5. Our disposition of this case excuses us from considering the other exceptions argued by the plaintiff.

The exceptions with respect to counts 8 and 10 are overruled. The exception with respect to count 4 is sustained, and judgment is to be entered against Yankee on that count on the verdict for the third party plaintiff Kyle L. Flaherty which was returned by the jury.

So ordered.

NOTES

[1] By the time the case went to the jury only one count of the pedestrian's original declaration remained. That alleged negligent operation of the Flaherty vehicle. We have before us no question touching the verdict for the pedestrian.

[2] The plaintiff's individual claims for bodily injury and property damage were disposed of by agreement.

[3] This and the other counts against Yankee actually allege that the vehicle was purchased by the plaintiff's wife, that the wrongful action of Yankee was directed to her, and that she had authorized the plaintiff to use the vehicle at the time of the accident. There was conflicting evidence as to which, the plaintiff, his wife, or both, had purchased the vehicle. As Yankee makes nothing of this point, we shall proceed on the basis that the plaintiff made the purchase.

[4] The actual brake shoes in question were introduced in evidence and are before us. They show discolorations of the sort which the experts described as characteristic of baked on brake fluid.

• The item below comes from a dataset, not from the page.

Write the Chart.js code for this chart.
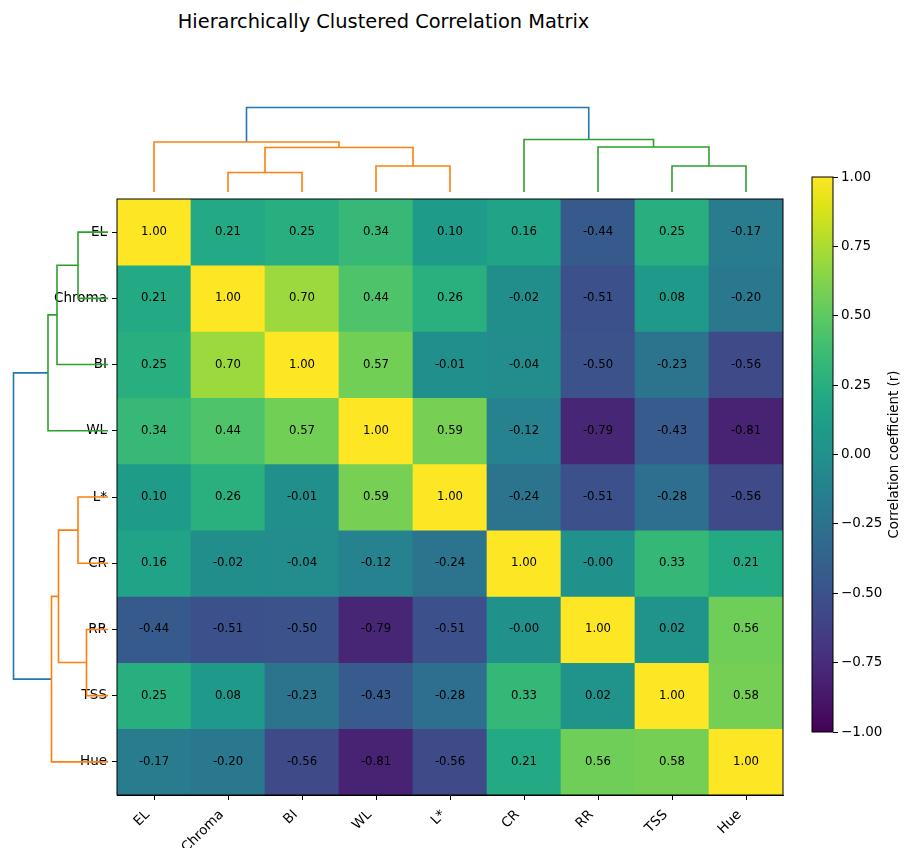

[5] The plaintiff's brief does not discuss the judge's action in directing a verdict for Yankee on count 6, and we consider the exception related to that count as waived. See Rule 1:13 of the Appeals Court and Rule 1:13 of the Supreme Judicial Court.

[6] A subsidiary of Chrysler also impleaded by the plaintiff but no longer involved in the proceedings.

[7] The plaintiff has not argued his exception to the direction of a verdict for Chrysler on count 9, and we consider that exception as also waived.

[8] See now G.L.c. 106, § 2-318, as amended by St. 1971, c. 670, § 1.